Your task is to reproduce, verbatim and without pictures, the lines from the opening of the listing through the line containing "const seriesNames = ['\u221290".

- Source data
## Begin
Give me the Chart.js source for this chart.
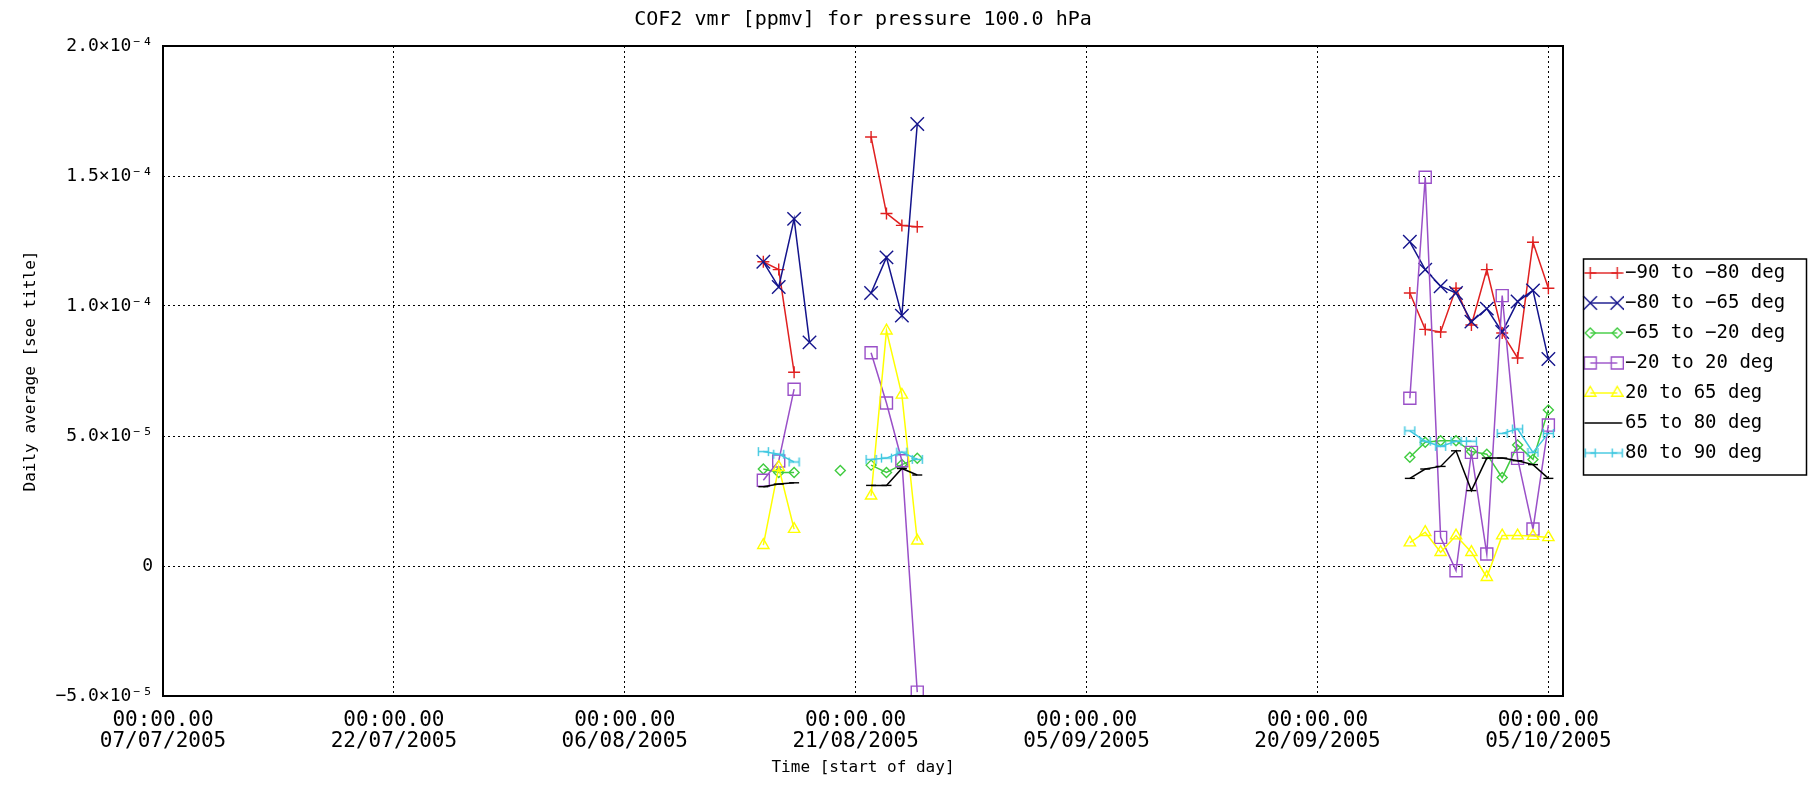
<!DOCTYPE html>
<html>
<head>
<meta charset="utf-8">
<script src="https://cdn.jsdelivr.net/npm/chart.js@4/dist/chart.umd.min.js"></script>
<style>
html,body{margin:0;padding:0;background:#fff;}
#wrap{width:1816px;height:785px;position:relative;background:#fff;}
</style>
</head>
<body>
<div id="wrap"><canvas id="c"></canvas></div>
<script>
// ---------------- data ----------------
const titleText = 'COF2 vmr [ppmv] for pressure 100.0 hPa';
const xAxisTitle = 'Time [start of day]';
const yAxisTitle = 'Daily average [see title]';
const originDate = '07/07/2005';
const xTickTime = '00:00.00';
const xTickDates = ['07/07/2005','22/07/2005','06/08/2005','21/08/2005','05/09/2005','20/09/2005','05/10/2005'];
const yTickValues = [-5e-5, 0, 5e-5, 1e-4, 1.5e-4, 2e-4];
const yTickLabels = ['\u22125.0\u00d710\u207b\u2075','0','5.0\u00d710\u207b\u2075','1.0\u00d710\u207b\u2074','1.5\u00d710\u207b\u2074','2.0\u00d710\u207b\u2074'];

const dates = ['15/08/2005','16/08/2005','17/08/2005','18/08/2005','19/08/2005','20/08/2005','21/08/2005',
               '22/08/2005','23/08/2005','24/08/2005','25/08/2005','25/09/2005','26/09/2005','27/09/2005',
               '28/09/2005','29/09/2005','30/09/2005','01/10/2005','02/10/2005','03/10/2005','04/10/2005','05/10/2005'];

const seriesNames = ['\u221290 to \u221280 deg','\u221280 to \u221265 deg','\u221265 to \u221220 deg','\u221220 to 20 deg','20 to 65 deg','65 to 80 deg','80 to 90 deg'];

const lat90to80 = [117e-6,114e-6,74.5e-6,null,null,null,null,165e-6,135.6e-6,131e-6,130.5e-6,null,105e-6,91e-6,90e-6,106.8e-6,92.7e-6,114e-6,89.6e-6,80e-6,124.5e-6,106.8e-6];
const lat80to65 = [117e-6,107.3e-6,133.5e-6,86e-6,null,null,null,105e-6,118.7e-6,96.3e-6,170e-6,null,124.7e-6,114e-6,107.6e-6,105e-6,94e-6,99e-6,90e-6,101.7e-6,106e-6,79.6e-6];
const lat65to20 = [37.3e-6,36e-6,36e-6,null,null,36.7e-6,null,38.8e-6,36e-6,39e-6,41.4e-6,null,41.8e-6,47.6e-6,48.2e-6,48.2e-6,44e-6,43e-6,34e-6,46.5e-6,41e-6,60e-6];
const lat20to20 = [33e-6,40.4e-6,68e-6,null,null,null,null,82e-6,62.7e-6,40.5e-6,-48.5e-6,null,64.5e-6,149.5e-6,11e-6,-1.8e-6,43.7e-6,4.6e-6,104e-6,41.4e-6,14.2e-6,54.2e-6];
const lat20to65 = [8e-6,38e-6,14.2e-6,null,null,null,null,27e-6,90.5e-6,65.8e-6,9.7e-6,null,9e-6,13e-6,5.3e-6,11.7e-6,5.3e-6,-4.3e-6,11.7e-6,11.7e-6,11.5e-6,11e-6];
const lat65to80 = [30.5e-6,31.5e-6,32e-6,null,null,null,null,31e-6,31e-6,37.5e-6,35e-6,null,33.7e-6,37.3e-6,38.3e-6,44.3e-6,29e-6,41.5e-6,41.5e-6,40.5e-6,39e-6,33.7e-6];
const lat80to90 = [44e-6,43e-6,40e-6,null,null,null,null,41e-6,41.5e-6,43.8e-6,41e-6,null,52e-6,48e-6,46e-6,48e-6,48e-6,null,51e-6,52.7e-6,43.7e-6,51e-6];

// ---------------- helpers ----------------
function dayOf(s){
  const p = s.split('/').map(Number);
  const o = originDate.split('/').map(Number);
  return (Date.UTC(p[2],p[1]-1,p[0]) - Date.UTC(o[2],o[1]-1,o[0])) / 86400000;
}
const xDays = dates.map(dayOf);
const xTickDays = xTickDates.map(dayOf);

function makeCap(color){
  const cv = document.createElement('canvas');
  cv.width = 13; cv.height = 11;
  const c = cv.getContext('2d');
  c.strokeStyle = color; c.lineWidth = 1.4;
  c.beginPath();
  c.moveTo(1.5,5.5); c.lineTo(11.5,5.5);
  c.moveTo(1.5,1); c.lineTo(1.5,10);
  c.moveTo(11.5,1); c.lineTo(11.5,10);
  c.stroke();
  return cv;
}

const FONT = "'DejaVu Sans Mono', 'Liberation Mono', monospace";
const colors = ['#e02020','#14148c','#40cc40','#9a50c8','#ffff00','#000000','#40c8e0'];
const styles = ['cross','crossRot','rectRot','rect','triangle','line', makeCap('#40c8e0')];
const radii  = [6, 9.5, 5, 8.5, 6.5, 5, 6];
const values = [lat90to80, lat80to65, lat65to20, lat20to20, lat20to65, lat65to80, lat80to90];

function drawMark(c, style, x, y, r){
  if (style instanceof HTMLCanvasElement){ c.drawImage(style, x - style.width/2, y - style.height/2); return; }
  c.beginPath();
  if (style === 'cross'){ c.moveTo(x-r,y); c.lineTo(x+r,y); c.moveTo(x,y-r); c.lineTo(x,y+r); }
  else if (style === 'crossRot'){ const d=r*Math.SQRT1_2; c.moveTo(x-d,y-d); c.lineTo(x+d,y+d); c.moveTo(x-d,y+d); c.lineTo(x+d,y-d); }
  else if (style === 'rectRot'){ c.moveTo(x-r,y); c.lineTo(x,y-r); c.lineTo(x+r,y); c.lineTo(x,y+r); c.closePath(); }
  else if (style === 'rect'){ const s=r*Math.SQRT1_2; c.rect(x-s,y-s,2*s,2*s); }
  else if (style === 'triangle'){ const h=r*0.866; c.moveTo(x,y-r); c.lineTo(x+h,y+r/2); c.lineTo(x-h,y+r/2); c.closePath(); }
  else if (style === 'line'){ c.moveTo(x-r,y); c.lineTo(x+r,y); }
  c.stroke();
}

function makeSample(i){
  const cv = document.createElement('canvas');
  cv.width = 58; cv.height = 22;
  const c = cv.getContext('2d');
  c.strokeStyle = colors[i]; c.lineWidth = 1.4;
  const y = 11;
  c.beginPath();
  if (styles[i] === 'line'){ c.moveTo(18.5,y); c.lineTo(56.5,y); }
  else { c.moveTo(24.5,y); c.lineTo(51.5,y); }
  c.stroke();
  if (styles[i] !== 'line'){
    drawMark(c, styles[i], 24.5, y, radii[i]);
    drawMark(c, styles[i], 51.5, y, radii[i]);
  }
  return cv;
}
const samples = seriesNames.map((n,i)=>makeSample(i));

const datasets = seriesNames.map((name,i)=>({
  label: name,
  data: xDays.map((d,k)=>({x:d, y: values[i][k]})),
  borderColor: colors[i],
  borderWidth: 1.5,
  pointStyle: styles[i],
  pointRadius: radii[i],
  pointHoverRadius: radii[i],
  pointBorderColor: colors[i],
  pointBackgroundColor: 'rgba(0,0,0,0)',
  pointBorderWidth: 1.4,
  spanGaps: false,
  tension: 0,
  order: seriesNames.length - i
}));

const LEGEND_W = 253;
const LEGEND_PAD = 11;
const LEGEND_FIRST_ROW_TOP = 263.5;
const framePlugin = {
  id: 'frame',
  beforeLayout(chart){
    const lg = chart.legend;
    if (lg && !lg._wfix){
      const f = lg.fit;
      lg.fit = function(){ f.call(this); this.width = LEGEND_W; };
      lg._wfix = true;
    }
  },
  afterLayout(chart){
    const lg = chart.legend;
    if (lg && lg.columnSizes && lg.columnSizes.length){
      const colH = lg.columnSizes[0].height;
      const cur = (lg.top + LEGEND_PAD + lg.bottom - colH) / 2;
      const d = LEGEND_FIRST_ROW_TOP - cur;
      lg.top += d; lg.bottom += d;
    }
  },
  afterDraw(chart){
    const {ctx, chartArea:a} = chart;
    ctx.save();
    ctx.strokeStyle = '#000';
    ctx.lineWidth = 2;
    ctx.strokeRect(a.left, a.top, a.right - a.left, a.bottom - a.top);
    const lg = chart.legend;
    if (lg && lg.columnSizes && lg.columnSizes.length){
      const colH = lg.columnSizes[0].height;
      const y0 = (lg.top + LEGEND_PAD + lg.bottom - colH) / 2;
      ctx.lineWidth = 1.5;
      const x0 = lg.left + 20;
      ctx.strokeRect(x0 + 0.5, y0 - 4.5, 1806 - x0, colH - LEGEND_PAD + 4 + 13);
    }
    ctx.restore();
  }
};

new Chart(document.getElementById('c'), {
  type: 'line',
  data: { datasets },
  plugins: [framePlugin],
  options: {
    responsive: true,
    maintainAspectRatio: false,
    animation: false,
    devicePixelRatio: 1,
    layout: { padding: 0 },
    plugins: {
      title: {
        display: true, text: titleText, fullSize: false,
        color: '#000', font: { family: FONT, size: 20, weight: 'normal', lineHeight: 1.2 },
        padding: { top: 8, bottom: 14 }
      },
      legend: {
        display: true, position: 'right', align: 'center',
        labels: {
          usePointStyle: true, pointStyleWidth: 41.5, padding: LEGEND_PAD,
          color: '#000', font: { family: FONT, size: 19 },
          generateLabels: (chart) => chart.data.datasets.map((ds,i)=>({
            text: ds.label, pointStyle: samples[i], fillStyle: 'rgba(0,0,0,0)',
            strokeStyle: 'rgba(0,0,0,0)', lineWidth: 0, hidden: false, datasetIndex: i, fontColor: '#000'
          }))
        }
      },
      tooltip: { enabled: false }
    },
    scales: {
      x: {
        type: 'linear', min: 0, max: 90.95,
        afterBuildTicks: (s) => { s.ticks = xTickDays.map(v => ({value: v})); },
        afterFit: (s) => { s.height = 89; },
        ticks: {
          autoSkip: false, maxRotation: 0, minRotation: 0, padding: 14, color: '#000',
          font: { family: FONT, size: 21, lineHeight: 1.0 },
          callback: (v) => { const i = xTickDays.indexOf(v); return [xTickTime, xTickDates[i]]; }
        },
        grid: { color: '#000', lineWidth: 1, drawTicks: false },
        border: { display: false, dash: [2, 3] },
        title: { display: true, text: xAxisTitle, color: '#000', font: { family: FONT, size: 16, lineHeight: 1.2 }, padding: { top: 0, bottom: 8 } }
      },
      y: {
        type: 'linear', min: -5e-5, max: 2e-4,
        afterBuildTicks: (s) => { s.ticks = yTickValues.map(v => ({value: v})); },
        afterFit: (s) => { s.width = 163; },
        ticks: {
          padding: 10, color: '#000',
          font: { family: FONT, size: 18 },
          callback: (v) => yTickLabels[yTickValues.indexOf(v)]
        },
        grid: { color: '#000', lineWidth: 1, drawTicks: false },
        border: { display: false, dash: [2, 3] },
        title: { display: true, text: yAxisTitle, color: '#000', font: { family: FONT, size: 16, lineHeight: 1.2 }, padding: { top: 21, bottom: 0 } }
      }
    }
  }
});
</script>
</body>
</html>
## End
- Reply to the exercise
Give me the Chart.js source for this chart.
<!DOCTYPE html>
<html>
<head>
<meta charset="utf-8">
<script src="https://cdn.jsdelivr.net/npm/chart.js@4/dist/chart.umd.min.js"></script>
<style>
html,body{margin:0;padding:0;background:#fff;}
#wrap{width:1816px;height:785px;position:relative;background:#fff;}
</style>
</head>
<body>
<div id="wrap"><canvas id="c"></canvas></div>
<script>
// ---------------- data ----------------
const titleText = 'COF2 vmr [ppmv] for pressure 100.0 hPa';
const xAxisTitle = 'Time [start of day]';
const yAxisTitle = 'Daily average [see title]';
const originDate = '07/07/2005';
const xTickTime = '00:00.00';
const xTickDates = ['07/07/2005','22/07/2005','06/08/2005','21/08/2005','05/09/2005','20/09/2005','05/10/2005'];
const yTickValues = [-5e-5, 0, 5e-5, 1e-4, 1.5e-4, 2e-4];
const yTickLabels = ['\u22125.0\u00d710\u207b\u2075','0','5.0\u00d710\u207b\u2075','1.0\u00d710\u207b\u2074','1.5\u00d710\u207b\u2074','2.0\u00d710\u207b\u2074'];

const dates = ['15/08/2005','16/08/2005','17/08/2005','18/08/2005','19/08/2005','20/08/2005','21/08/2005',
               '22/08/2005','23/08/2005','24/08/2005','25/08/2005','25/09/2005','26/09/2005','27/09/2005',
               '28/09/2005','29/09/2005','30/09/2005','01/10/2005','02/10/2005','03/10/2005','04/10/2005','05/10/2005'];

const seriesNames = ['\u221290 to \u221280 deg','\u221280 to \u221265 deg','\u221265 to \u221220 deg','\u221220 to 20 deg','20 to 65 deg','65 to 80 deg','80 to 90 deg'];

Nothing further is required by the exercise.